An alternative metaphor to “learning as aquisition” is “learning as participation”. In that metaphor, learning is described as a process that happens in specific contexts and without a clear end point. The focus then is on communicating in the language that a community communicates in, in taking part in the community’s rituals, but simultaneously influencing the community’s language and rituals in a shared negotiation with the goal of building community.

When learning is about participation, it is not a private property but a shared activity. This means that the status that, in the acquisition metaphor, comes with being knowledge-rich, is now gone. Actions can be successful or failures, but that does not make the actors inherently smart or stupid. They can act one way in one context on a given day, and could act differently at any time.

While the participation metaphor brings up all the positive associations of a growth mindsets on the individual level and equal access to learning in society, it is hard to imagine it without preserving parts of the acquisition metaphor.
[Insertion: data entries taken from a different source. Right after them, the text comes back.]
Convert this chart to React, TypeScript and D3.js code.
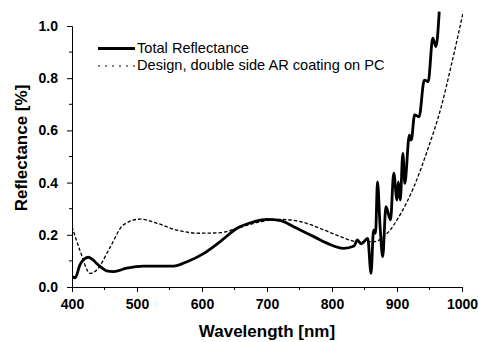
import { useEffect, useRef } from 'react';
import * as d3 from 'd3';

// Total Reflectance (measured)
const totalNm = [400, 405, 412, 418, 425, 432, 438, 446, 453, 464, 484, 510, 536, 556, 577, 603, 628, 654, 680, 700, 721, 741, 772, 793, 818, 834, 839, 845, 855, 860, 864, 867, 870, 874, 878, 883, 890, 895, 900, 902, 905, 909, 912, 919, 922, 927, 934, 942, 948, 955, 960, 965];
const totalR = [0.04, 0.035, 0.084, 0.105, 0.114, 0.105, 0.09, 0.073, 0.062, 0.059, 0.072, 0.08, 0.08, 0.08, 0.097, 0.129, 0.174, 0.225, 0.25, 0.259, 0.254, 0.231, 0.193, 0.167, 0.148, 0.157, 0.18, 0.165, 0.186, 0.052, 0.218, 0.206, 0.403, 0.231, 0.116, 0.308, 0.257, 0.436, 0.333, 0.403, 0.333, 0.512, 0.397, 0.582, 0.563, 0.659, 0.652, 0.793, 0.787, 0.953, 0.921, 1.055];

// Design, double side AR coating on PC
const designNm = [400, 412, 428, 438, 459, 479, 505, 531, 561, 597, 628, 654, 690, 721, 752, 788, 813, 839, 865, 885, 906, 926, 947, 968, 983, 1002];
const designR = [0.231, 0.142, 0.052, 0.065, 0.154, 0.238, 0.26, 0.244, 0.218, 0.206, 0.208, 0.225, 0.25, 0.259, 0.25, 0.218, 0.193, 0.174, 0.174, 0.206, 0.282, 0.384, 0.525, 0.69, 0.844, 1.055];

const xTicks = [400, 500, 600, 700, 800, 900, 1000];
const yTicks = [0, 0.2, 0.4, 0.6, 0.8, 1.0];

const legendLabels = ['Total Reflectance', 'Design, double side AR coating on PC'];

export default function App() {
  const ref = useRef<SVGSVGElement>(null);

  useEffect(() => {
    const svg = d3.select(ref.current);
    svg.selectAll('*').remove();

    const left = 72, right = 462, top = 26, bottom = 287;
    const x = d3.scaleLinear().domain([400, 1000]).range([left, right]);
    const y = d3.scaleLinear().domain([0, 1]).range([bottom, top]);
    const font = 'Arial, "Liberation Sans", sans-serif';

    svg.append('defs').append('clipPath').attr('id', 'plot')
      .append('rect').attr('x', left).attr('y', 10).attr('width', right - left + 1).attr('height', bottom - 10);

    // minor ticks
    const xMinor = d3.range(450, 1000, 100);
    const yMinor = d3.range(0.1, 1, 0.2);

    const xAx = svg.append('g').attr('transform', `translate(0,${bottom})`)
      .call(d3.axisBottom(x).tickValues(xTicks).tickSize(5).tickPadding(7).tickFormat(d3.format('d')));
    xAx.selectAll('text').attr('font-family', font).attr('font-weight', 'bold').attr('font-size', 14).attr('fill', '#000');
    xAx.select('.domain').attr('stroke', '#000');
    xAx.selectAll('line').attr('stroke', '#000');
    xMinor.forEach((v) => {
      xAx.append('line').attr('x1', x(v)).attr('x2', x(v)).attr('y1', 0).attr('y2', 3).attr('stroke', '#000');
    });

    const yAx = svg.append('g').attr('transform', `translate(${left},0)`)
      .call(d3.axisLeft(y).tickValues(yTicks).tickSize(5).tickPadding(9).tickFormat(d3.format('.1f')));
    yAx.selectAll('text').attr('font-family', font).attr('font-weight', 'bold').attr('font-size', 14).attr('fill', '#000');
    yAx.select('.domain').attr('stroke', '#000');
    yAx.selectAll('line').attr('stroke', '#000');
    yMinor.forEach((v) => {
      yAx.append('line').attr('y1', y(v)).attr('y2', y(v)).attr('x1', 0).attr('x2', -3).attr('stroke', '#000');
    });

    const line = d3.line<[number, number]>()
      .x((d) => x(d[0]))
      .y((d) => y(d[1]))
      .curve(d3.curveMonotoneX);

    const plot = svg.append('g').attr('clip-path', 'url(#plot)');
    plot.append('path')
      .attr('d', line(designNm.map((n, i) => [n, designR[i]] as [number, number])))
      .attr('fill', 'none').attr('stroke', '#000').attr('stroke-width', 1.3).attr('stroke-dasharray', '3.5,2');
    plot.append('path')
      .attr('d', line(totalNm.map((n, i) => [n, totalR[i]] as [number, number])))
      .attr('fill', 'none').attr('stroke', '#000').attr('stroke-width', 2.8).attr('stroke-linejoin', 'round');

    // legend
    const lg = svg.append('g');
    lg.append('line').attr('x1', 98).attr('x2', 135).attr('y1', 48.5).attr('y2', 48.5).attr('stroke', '#000').attr('stroke-width', 2.8);
    lg.append('line').attr('x1', 98).attr('x2', 135).attr('y1', 66).attr('y2', 66).attr('stroke', '#000').attr('stroke-width', 1.2).attr('stroke-dasharray', '2,5');
    legendLabels.forEach((t, i) => {
      lg.append('text').attr('x', 137).attr('y', 53 + i * 17).attr('font-family', font).attr('font-size', 14.6).text(t);
    });

    svg.append('text').attr('x', (left + right) / 2).attr('y', 337).attr('text-anchor', 'middle')
      .attr('font-family', font).attr('font-weight', 'bold').attr('font-size', 17).text('Wavelength [nm]');
    svg.append('text').attr('transform', 'translate(27,148) rotate(-90)').attr('text-anchor', 'middle')
      .attr('font-family', font).attr('font-weight', 'bold').attr('font-size', 17).text('Reflectance [%]');
  }, []);

  return (
    <svg ref={ref} width={479} height={342} style={{ position: 'absolute', left: 0, top: 0, background: '#fff' }} />
  );
}
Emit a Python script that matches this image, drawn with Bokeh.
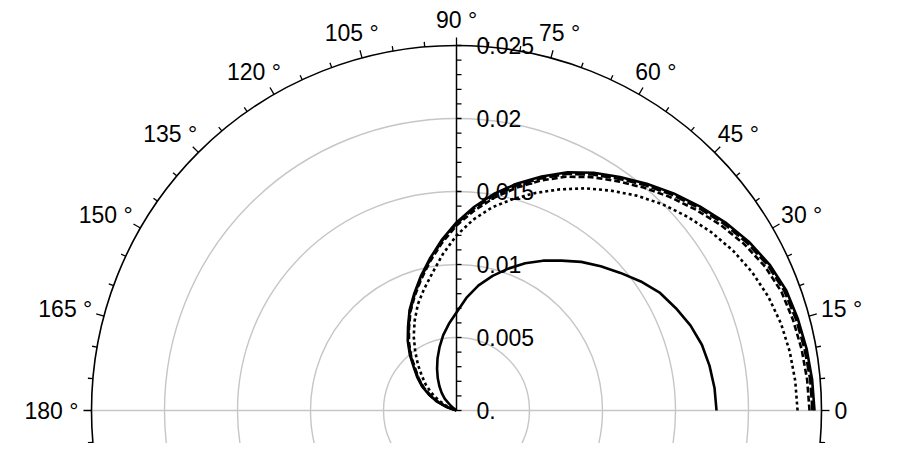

If knowledge is not something we possess within us, how can we even bring it from one situation into the next? How do individual learning biographies contribute to the shared activities? Can someone still be a teacher and someone else a learner?

I find considering these two metaphors really eye-opening as to how much the language we use shapes how we think about the world. Which I was aware of for example in the debate on how to use gender-neutral language, but which I never applied to learning before.

The recommendation by Sfard (1998) is not to choose one metaphor, but to carefully consider what is inadvertently implied by the language we use. Meaning transported in metaphors between domains might be buried so deeply that we are unaware of it, yet it can lead us to think about one domain wrongly and unknowingly assuming properties or causalities from a completely different domain, and to making sense in that second domain based on a faulty, assumed understanding. So awareness of the metaphors we use, and reflexion on what that does to our thinking, is not only useful but neccessary.

I don’t claim to have gotten far with these thoughts yet, but it was definitely eye-opening!

Sfard, A. (1998). On two metaphors for learning and the dangers of choosing just one. Educational researcher, 27(2), 4-13.